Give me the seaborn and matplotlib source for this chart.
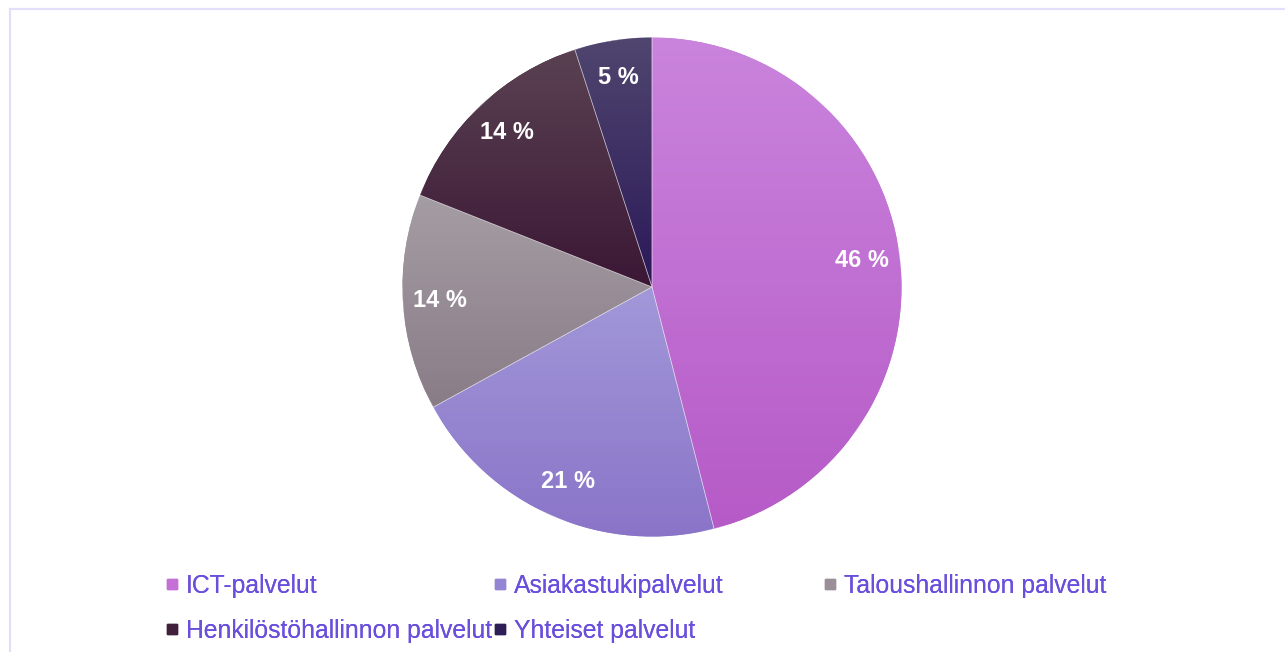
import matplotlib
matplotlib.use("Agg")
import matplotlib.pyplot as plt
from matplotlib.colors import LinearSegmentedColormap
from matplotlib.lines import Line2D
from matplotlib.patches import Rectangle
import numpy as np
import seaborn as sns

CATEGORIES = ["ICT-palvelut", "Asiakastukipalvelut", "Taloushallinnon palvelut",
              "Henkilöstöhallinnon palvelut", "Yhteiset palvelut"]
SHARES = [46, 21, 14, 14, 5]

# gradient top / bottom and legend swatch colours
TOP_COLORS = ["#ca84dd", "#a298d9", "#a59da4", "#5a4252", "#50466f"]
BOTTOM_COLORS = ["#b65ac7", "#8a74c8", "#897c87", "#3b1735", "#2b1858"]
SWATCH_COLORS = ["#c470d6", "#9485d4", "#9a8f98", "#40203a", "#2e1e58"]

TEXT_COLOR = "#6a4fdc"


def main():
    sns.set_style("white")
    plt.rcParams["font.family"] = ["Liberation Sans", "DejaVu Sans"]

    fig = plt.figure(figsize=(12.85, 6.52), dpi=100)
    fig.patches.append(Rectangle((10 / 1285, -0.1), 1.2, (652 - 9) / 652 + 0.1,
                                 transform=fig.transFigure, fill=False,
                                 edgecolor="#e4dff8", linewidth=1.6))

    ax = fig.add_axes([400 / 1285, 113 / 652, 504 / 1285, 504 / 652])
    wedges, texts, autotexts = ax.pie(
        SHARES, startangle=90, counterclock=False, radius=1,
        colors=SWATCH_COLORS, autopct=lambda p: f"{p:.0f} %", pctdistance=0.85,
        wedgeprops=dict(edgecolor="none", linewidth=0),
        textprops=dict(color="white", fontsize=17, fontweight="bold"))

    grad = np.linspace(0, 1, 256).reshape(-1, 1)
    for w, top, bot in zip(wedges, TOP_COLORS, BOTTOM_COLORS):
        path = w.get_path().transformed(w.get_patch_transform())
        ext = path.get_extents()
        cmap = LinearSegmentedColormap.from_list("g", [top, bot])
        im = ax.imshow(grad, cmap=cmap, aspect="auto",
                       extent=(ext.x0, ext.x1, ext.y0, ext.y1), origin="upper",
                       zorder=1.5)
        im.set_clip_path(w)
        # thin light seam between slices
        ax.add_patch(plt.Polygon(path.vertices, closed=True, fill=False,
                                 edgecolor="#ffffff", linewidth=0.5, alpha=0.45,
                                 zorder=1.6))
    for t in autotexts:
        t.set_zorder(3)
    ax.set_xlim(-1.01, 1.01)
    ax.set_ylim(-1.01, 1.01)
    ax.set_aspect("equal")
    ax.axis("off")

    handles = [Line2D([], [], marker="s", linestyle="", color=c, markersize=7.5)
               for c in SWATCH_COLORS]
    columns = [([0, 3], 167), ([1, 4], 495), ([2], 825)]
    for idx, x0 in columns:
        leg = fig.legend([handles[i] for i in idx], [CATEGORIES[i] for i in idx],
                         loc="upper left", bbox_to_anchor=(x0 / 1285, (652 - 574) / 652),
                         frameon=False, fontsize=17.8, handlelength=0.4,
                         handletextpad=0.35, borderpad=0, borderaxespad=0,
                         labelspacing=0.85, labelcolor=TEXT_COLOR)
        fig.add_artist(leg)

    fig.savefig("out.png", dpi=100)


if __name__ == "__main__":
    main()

★ ★ ★ ★ ★ ★ ★

- [TASK DESCRIPTION]
Exactly as they appear, print the lines of the listing above from its first line through the line that contains "SHARES = [46, 21, 14, 14, 5]", minus the pictures.

- [RESPONSE TO THIS EXERCISE]
Give me the seaborn and matplotlib source for this chart.
import matplotlib
matplotlib.use("Agg")
import matplotlib.pyplot as plt
from matplotlib.colors import LinearSegmentedColormap
from matplotlib.lines import Line2D
from matplotlib.patches import Rectangle
import numpy as np
import seaborn as sns

CATEGORIES = ["ICT-palvelut", "Asiakastukipalvelut", "Taloushallinnon palvelut",
              "Henkilöstöhallinnon palvelut", "Yhteiset palvelut"]
SHARES = [46, 21, 14, 14, 5]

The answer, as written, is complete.